== COLLECTED DATA ==

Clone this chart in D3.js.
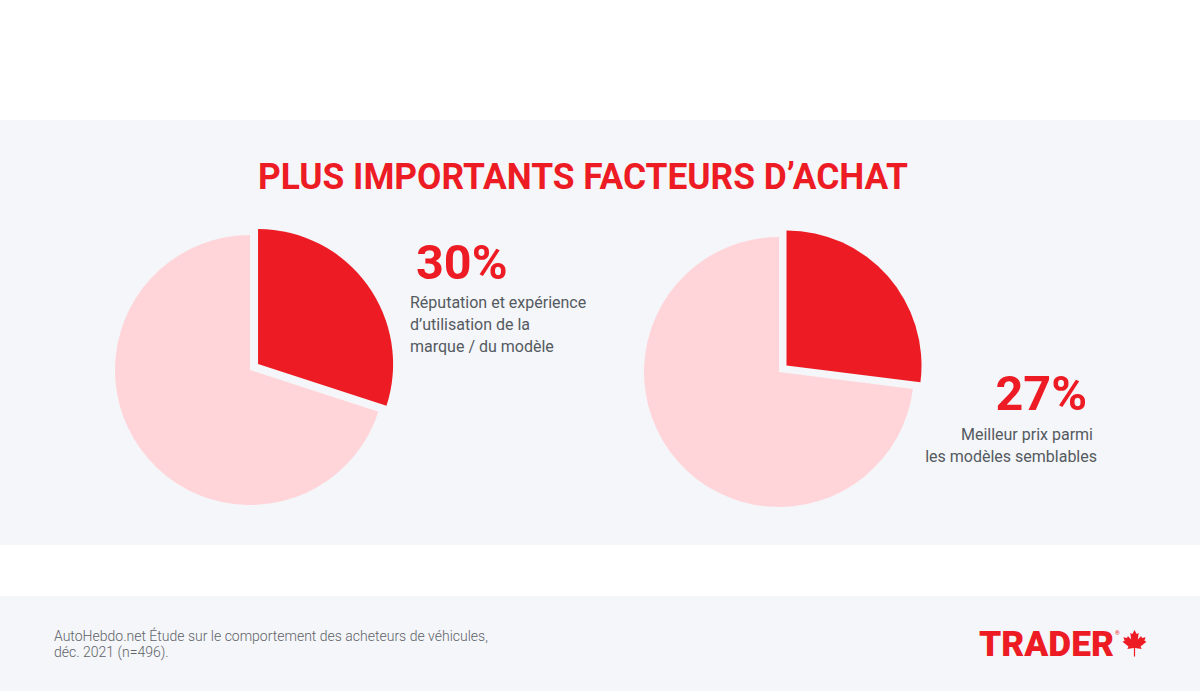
<!DOCTYPE html>
<html>
<head>
<meta charset="utf-8">
<script src="https://cdn.jsdelivr.net/npm/d3@7"></script>
<style>
  html, body { margin: 0; padding: 0; background: #fff; }
  svg { display: block; font-family: Roboto, "Noto Sans", sans-serif; }
</style>
</head>
<body>
<svg id="chart" width="1200" height="691"></svg>
<script>
// data
var titleText = "PLUS IMPORTANTS FACTEURS D\u2019ACHAT";
var shares = [30, 27];
var shareLabels = [
  ["R\u00e9putation et exp\u00e9rience", "d\u2019utilisation de la", "marque / du mod\u00e8le"],
  ["Meilleur prix parmi", "les mod\u00e8les semblables"]
];
var sourceLines = [
  "AutoHebdo.net \u00c9tude sur le comportement des acheteurs de v\u00e9hicules,",
  "d\u00e9c. 2021 (n=496)."
];

var RED = "#ed1c24", PINK = "#ffd5d9", BAND = "#f4f6fa", GREY_TXT = "#555a5f";

var svg = d3.select("#chart");

// background bands
svg.append("rect").attr("x", 0).attr("y", 120).attr("width", 1200).attr("height", 425).attr("fill", BAND);
svg.append("rect").attr("x", 0).attr("y", 596).attr("width", 1200).attr("height", 95).attr("fill", BAND);

svg.append("text")
  .attr("x", 583).attr("y", 189)
  .attr("text-anchor", "middle")
  .attr("font-size", 36).attr("font-weight", 700)
  .attr("textLength", 650).attr("lengthAdjust", "spacingAndGlyphs")
  .attr("fill", RED)
  .text(titleText);

var radius = 135;
var explode = 10;
var pie = d3.pie().sort(null).startAngle(0).endAngle(2 * Math.PI);
var arc = d3.arc().innerRadius(0).outerRadius(radius);

var pieCenters = [[250, 370], [779, 372]];

shares.forEach(function (v, i) {
  var g = svg.append("g")
    .attr("transform", "translate(" + pieCenters[i][0] + " " + pieCenters[i][1] + ")");

  var arcs = pie([v, 100 - v]);

  g.selectAll("path")
    .data(arcs)
    .enter().append("path")
    .attr("d", arc)
    .attr("fill", function (d, j) { return j === 0 ? RED : PINK; })
    .attr("transform", function (d, j) {
      if (j !== 0) return null;
      // pull the highlighted slice out along its mid angle
      var a = (d.startAngle + d.endAngle) / 2;
      return "translate(" + (Math.sin(a) * explode) + " " + (-Math.cos(a) * explode) + ")";
    });
});

// labels
var lab1 = svg.append("g");
lab1.append("text")
  .attr("x", 416).attr("y", 279)
  .attr("font-size", 48.5).attr("font-weight", 700).attr("fill", RED)
  .text(shares[0] + "%");
lab1.selectAll("text.desc")
  .data(shareLabels[0])
  .enter().append("text")
  .attr("class", "desc")
  .attr("x", 410)
  .attr("y", function (d, i) { return 308 + i * 22; })
  .attr("font-size", 16).attr("fill", GREY_TXT)
  .text(function (d) { return d; });

var lab2 = svg.append("g");
lab2.append("text")
  .attr("x", 1087).attr("y", 410)
  .attr("text-anchor", "end")
  .attr("font-size", 48.5).attr("font-weight", 700).attr("fill", RED)
  .text(shares[1] + "%");
lab2.selectAll("text.desc")
  .data(shareLabels[1])
  .enter().append("text")
  .attr("class", "desc")
  .attr("x", function (d, i) { return i === 0 ? 1093 : 1097; })
  .attr("y", function (d, i) { return 440 + i * 22; })
  .attr("text-anchor", "end")
  .attr("font-size", 16).attr("fill", GREY_TXT)
  .text(function (d) { return d; });

// source note
svg.selectAll("text.src")
  .data(sourceLines)
  .enter().append("text")
  .attr("class", "src")
  .attr("x", 54)
  .attr("y", function (d, i) { return 641 + i * 15.5; })
  .attr("font-size", 14).attr("font-weight", 300).attr("fill", "#5f6368")
  .text(function (d) { return d; });

// logo
var logo = svg.append("g");
logo.append("text")
  .attr("x", 979).attr("y", 656)
  .attr("font-size", 35).attr("font-weight", 900)
  .attr("fill", RED)
  .attr("textLength", 135).attr("lengthAdjust", "spacingAndGlyphs")
  .text("TRADER");
logo.append("text")
  .attr("x", 1115).attr("y", 635)
  .attr("font-size", 6).attr("fill", RED)
  .text("\u00ae");

var leaf = [[50,0],[43,13],[36,10],[39,32],[28,20],[25,27],[13,24],[17,36],[10,39],[30,55],[26,63],
  [48,60],[48,88],[52,88],[52,60],[74,63],[70,55],[90,39],[83,36],[87,24],[75,27],[72,20],[61,32],[64,10],[57,13]];
logo.append("path")
  .attr("transform", "translate(1119.5 630) scale(0.3)")
  .attr("d", d3.line()(leaf) + "Z")
  .attr("fill", RED);
</script>
</body>
</html>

===

* SHORT TASK *
Copy the listing in full and without alteration, omitting every picture.

* RESULT FOR THIS EXERCISE *
Clone this chart in D3.js.
<!DOCTYPE html>
<html>
<head>
<meta charset="utf-8">
<script src="https://cdn.jsdelivr.net/npm/d3@7"></script>
<style>
  html, body { margin: 0; padding: 0; background: #fff; }
  svg { display: block; font-family: Roboto, "Noto Sans", sans-serif; }
</style>
</head>
<body>
<svg id="chart" width="1200" height="691"></svg>
<script>
// data
var titleText = "PLUS IMPORTANTS FACTEURS D\u2019ACHAT";
var shares = [30, 27];
var shareLabels = [
  ["R\u00e9putation et exp\u00e9rience", "d\u2019utilisation de la", "marque / du mod\u00e8le"],
  ["Meilleur prix parmi", "les mod\u00e8les semblables"]
];
var sourceLines = [
  "AutoHebdo.net \u00c9tude sur le comportement des acheteurs de v\u00e9hicules,",
  "d\u00e9c. 2021 (n=496)."
];

var RED = "#ed1c24", PINK = "#ffd5d9", BAND = "#f4f6fa", GREY_TXT = "#555a5f";

var svg = d3.select("#chart");

// background bands
svg.append("rect").attr("x", 0).attr("y", 120).attr("width", 1200).attr("height", 425).attr("fill", BAND);
svg.append("rect").attr("x", 0).attr("y", 596).attr("width", 1200).attr("height", 95).attr("fill", BAND);

svg.append("text")
  .attr("x", 583).attr("y", 189)
  .attr("text-anchor", "middle")
  .attr("font-size", 36).attr("font-weight", 700)
  .attr("textLength", 650).attr("lengthAdjust", "spacingAndGlyphs")
  .attr("fill", RED)
  .text(titleText);

var radius = 135;
var explode = 10;
var pie = d3.pie().sort(null).startAngle(0).endAngle(2 * Math.PI);
var arc = d3.arc().innerRadius(0).outerRadius(radius);

var pieCenters = [[250, 370], [779, 372]];

shares.forEach(function (v, i) {
  var g = svg.append("g")
    .attr("transform", "translate(" + pieCenters[i][0] + " " + pieCenters[i][1] + ")");

  var arcs = pie([v, 100 - v]);

  g.selectAll("path")
    .data(arcs)
    .enter().append("path")
    .attr("d", arc)
    .attr("fill", function (d, j) { return j === 0 ? RED : PINK; })
    .attr("transform", function (d, j) {
      if (j !== 0) return null;
      // pull the highlighted slice out along its mid angle
      var a = (d.startAngle + d.endAngle) / 2;
      return "translate(" + (Math.sin(a) * explode) + " " + (-Math.cos(a) * explode) + ")";
    });
});

// labels
var lab1 = svg.append("g");
lab1.append("text")
  .attr("x", 416).attr("y", 279)
  .attr("font-size", 48.5).attr("font-weight", 700).attr("fill", RED)
  .text(shares[0] + "%");
lab1.selectAll("text.desc")
  .data(shareLabels[0])
  .enter().append("text")
  .attr("class", "desc")
  .attr("x", 410)
  .attr("y", function (d, i) { return 308 + i * 22; })
  .attr("font-size", 16).attr("fill", GREY_TXT)
  .text(function (d) { return d; });

var lab2 = svg.append("g");
lab2.append("text")
  .attr("x", 1087).attr("y", 410)
  .attr("text-anchor", "end")
  .attr("font-size", 48.5).attr("font-weight", 700).attr("fill", RED)
  .text(shares[1] + "%");
lab2.selectAll("text.desc")
  .data(shareLabels[1])
  .enter().append("text")
  .attr("class", "desc")
  .attr("x", function (d, i) { return i === 0 ? 1093 : 1097; })
  .attr("y", function (d, i) { return 440 + i * 22; })
  .attr("text-anchor", "end")
  .attr("font-size", 16).attr("fill", GREY_TXT)
  .text(function (d) { return d; });

// source note
svg.selectAll("text.src")
  .data(sourceLines)
  .enter().append("text")
  .attr("class", "src")
  .attr("x", 54)
  .attr("y", function (d, i) { return 641 + i * 15.5; })
  .attr("font-size", 14).attr("font-weight", 300).attr("fill", "#5f6368")
  .text(function (d) { return d; });

// logo
var logo = svg.append("g");
logo.append("text")
  .attr("x", 979).attr("y", 656)
  .attr("font-size", 35).attr("font-weight", 900)
  .attr("fill", RED)
  .attr("textLength", 135).attr("lengthAdjust", "spacingAndGlyphs")
  .text("TRADER");
logo.append("text")
  .attr("x", 1115).attr("y", 635)
  .attr("font-size", 6).attr("fill", RED)
  .text("\u00ae");

var leaf = [[50,0],[43,13],[36,10],[39,32],[28,20],[25,27],[13,24],[17,36],[10,39],[30,55],[26,63],
  [48,60],[48,88],[52,88],[52,60],[74,63],[70,55],[90,39],[83,36],[87,24],[75,27],[72,20],[61,32],[64,10],[57,13]];
logo.append("path")
  .attr("transform", "translate(1119.5 630) scale(0.3)")
  .attr("d", d3.line()(leaf) + "Z")
  .attr("fill", RED);
</script>
</body>
</html>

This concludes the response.